BWW Reviews: THREE TALL WOMEN at the Seattle Rep


The Seattle Rep continues their season with Edward Albee's gorgeous study of one woman's life with "Three Tall Women".  And while the production definitely had some shortcomings, there were some powerhouse performances that went a long way in making up for them.

The play itself examines the life of a woman coming to the end of it through the eyes of the woman herself and two caretakers as well as three generations of the woman.  No, that does not add up to six tall women.  There's still only three as the caretakers take on dual roles later in the play as incarnations of the woman's younger self each with their own point of view of her life at that point.  While not much of an overarching plot, the show is really more of a study of what it is to grow from idealistic youth to slightly jaded middle age to sage maturity.  There's not much more to say about the play itself without giving away the entire story but I must say that as wonderful and delicious as Albee's language is, I felt it ended about three different times (or rather should have).  Each time we came to a stopping point I felt, "OK, this is it, that was ni... oh wait, there's more", which for me was problem number one.

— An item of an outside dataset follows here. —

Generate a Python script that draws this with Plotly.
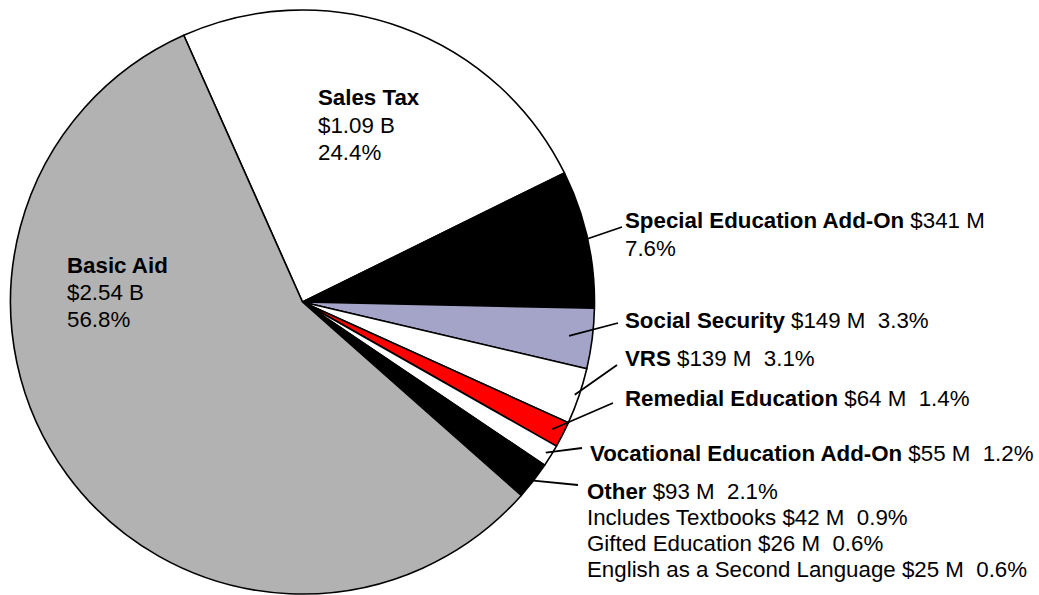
import math
import plotly.graph_objects as go

# ---------------- data ----------------
names = ["Sales Tax", "Special Education Add-On", "Social Security", "VRS",
         "Remedial Education", "Vocational Education Add-On", "Other", "Basic Aid"]
amounts_m = [1090, 341, 149, 139, 64, 55, 93, 2540]
amount_labels = ["$1.09 B", "$341 M", "$149 M", "$139 M", "$64 M", "$55 M", "$93 M", "$2.54 B"]
pct_labels = ["24.4%", "7.6%", "3.3%", "3.1%", "1.4%", "1.2%", "2.1%", "56.8%"]
colors = ["#ffffff", "#000000", "#a4a4c8", "#ffffff", "#ff0000", "#ffffff", "#000000", "#b2b2b2"]

other_items = ["Includes Textbooks", "Gifted Education", "English as a Second Language"]
other_amounts = ["$42 M", "$26 M", "$25 M"]
other_pcts = ["0.9%", "0.6%", "0.6%"]

# ---------------- layout constants ----------------
W, H = 1039, 595
CX, CY, R = 302.5, 302.0, 292.0
ROT = -24
FONT = "Liberation Sans, Arial, sans-serif"
FS = 22.3
SP = "\u00a0 "
DX = -2  # annotation padding compensation


def px(x, y):
    return x / W, 1 - y / H


fig = go.Figure(go.Pie(
    labels=names,
    values=amounts_m,
    sort=False,
    direction="clockwise",
    rotation=ROT,
    textinfo="none",
    hoverinfo="label+value+percent",
    marker=dict(colors=colors, line=dict(color="#000000", width=1.6)),
    domain=dict(x=[(CX - R) / W, (CX + R) / W], y=[1 - (CY + R) / H, 1 - (CY - R) / H]),
    showlegend=False,
))

annotations = []


def add_text(x, y, text):
    ax, ay = px(x + DX, y)
    annotations.append(dict(x=ax, y=ay, xref="paper", yref="paper", text=text,
                            showarrow=False, xanchor="left", yanchor="middle",
                            font=dict(family=FONT, size=FS, color="#000000")))


# in-slice labels (multi-line)
inside = {0: (318, [98, 125, 152]), 7: (67, [265, 292, 319])}
for i, (x, ys) in inside.items():
    for y, t in zip(ys, ["<b>%s</b>" % names[i], amount_labels[i], pct_labels[i]]):
        add_text(x, y, t)

# outside labels
add_text(625, 220, "<b>%s</b> %s" % (names[1], amount_labels[1]))
add_text(625, 248, pct_labels[1])
outside_pos = {2: (625, 320), 3: (625, 358), 4: (625, 398), 5: (590, 453), 6: (587, 491)}
for i, (x, y) in outside_pos.items():
    add_text(x, y, "<b>%s</b> %s%s%s" % (names[i], amount_labels[i], SP, pct_labels[i]))
for k, (n, a, p) in enumerate(zip(other_items, other_amounts, other_pcts)):
    add_text(587, 517 + 26.3 * k, "%s %s%s%s" % (n, a, SP, p))

# leader lines: inner end on the slice (from data angles), outer end at the label
total = sum(amounts_m)
cum = 0.0
mids = []
for v in amounts_m:
    mids.append(ROT + 360.0 * (cum + v / 2.0) / total)
    cum += v
leaders = {1: (1.0, (622, 227)), 2: (0.92, (618, 323)), 3: (0.985, (617, 365)),
           4: (0.96, (613, 403)), 5: (0.98, (582, 448)), 6: (1.0, (578, 485))}
shapes = []
for i, (f, (ox, oy)) in leaders.items():
    th = math.radians(mids[i])
    ix = CX + f * R * math.sin(th)
    iy = CY - f * R * math.cos(th)
    x0, y0 = px(ix, iy)
    x1, y1 = px(ox, oy)
    shapes.append(dict(type="line", xref="paper", yref="paper", x0=x0, y0=y0, x1=x1, y1=y1,
                       line=dict(color="#000000", width=1.8)))

fig.update_layout(
    width=W, height=H,
    margin=dict(l=0, r=0, t=0, b=0),
    paper_bgcolor="#ffffff",
    plot_bgcolor="#ffffff",
    annotations=annotations,
    shapes=shapes,
)

fig.write_html("out.html", config={"displayModeBar": False},
               post_script="document.body.style.margin='0';document.body.style.overflow='hidden';")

But that problem just allowed for more stage time from the wonderful cast.  The characters in the show don't have names, just indicators as the three generations of women are referred to only as Woman A, B or C (in order of oldest to youngest) as well as the character of Boy who appears as the woman's son.  Nick Garrison as Boy never had much to say in the show (if anything) but still managed to convey some lovely moments.  Alexandra Tavares as C was likable enough although I felt had a lack of focus in the characters she portrayed.  Not so the case with Suzanne Bouchard as B who's lightning fast wit and laser focus was ever present throughout.  Bouchard is one of those gems of the Seattle Theater scene.  You may have heard me gush before about ACT's previous production of "The Women" and Bouchard in the lead was one of the main reasons for that.  She's not only just a plain stunning woman but commands the stage with the slightest head tilt or leg cross. 

And speaking of commanding the stage there's Megan Cole as A.  A layered and devastating performance, Cole had me in her pocket from her first moment as she burst into tears.  I didn't know why she was crying but I was right there with her.  And her sublime performance only made the second shortcoming even more glaring.  As much as I loved watching her up there, Cole had several forgetful moments where she actually had to call for a line and she would be prompted with the line over the PA system.  This created doubly heartbreaking moments as when she was on she was ON and then we would just slam on the breaks as we were taken out of the world with the reality of the theater barging in.  Now I have to say in her defense, this is an older woman with a ton of lines, most of which wander off into tangents upon tangents so it cannot be easy.  But it must be mentioned.  As jarring as it was, after the prompting Cole would go right back into each beautiful moment with seeming ease. 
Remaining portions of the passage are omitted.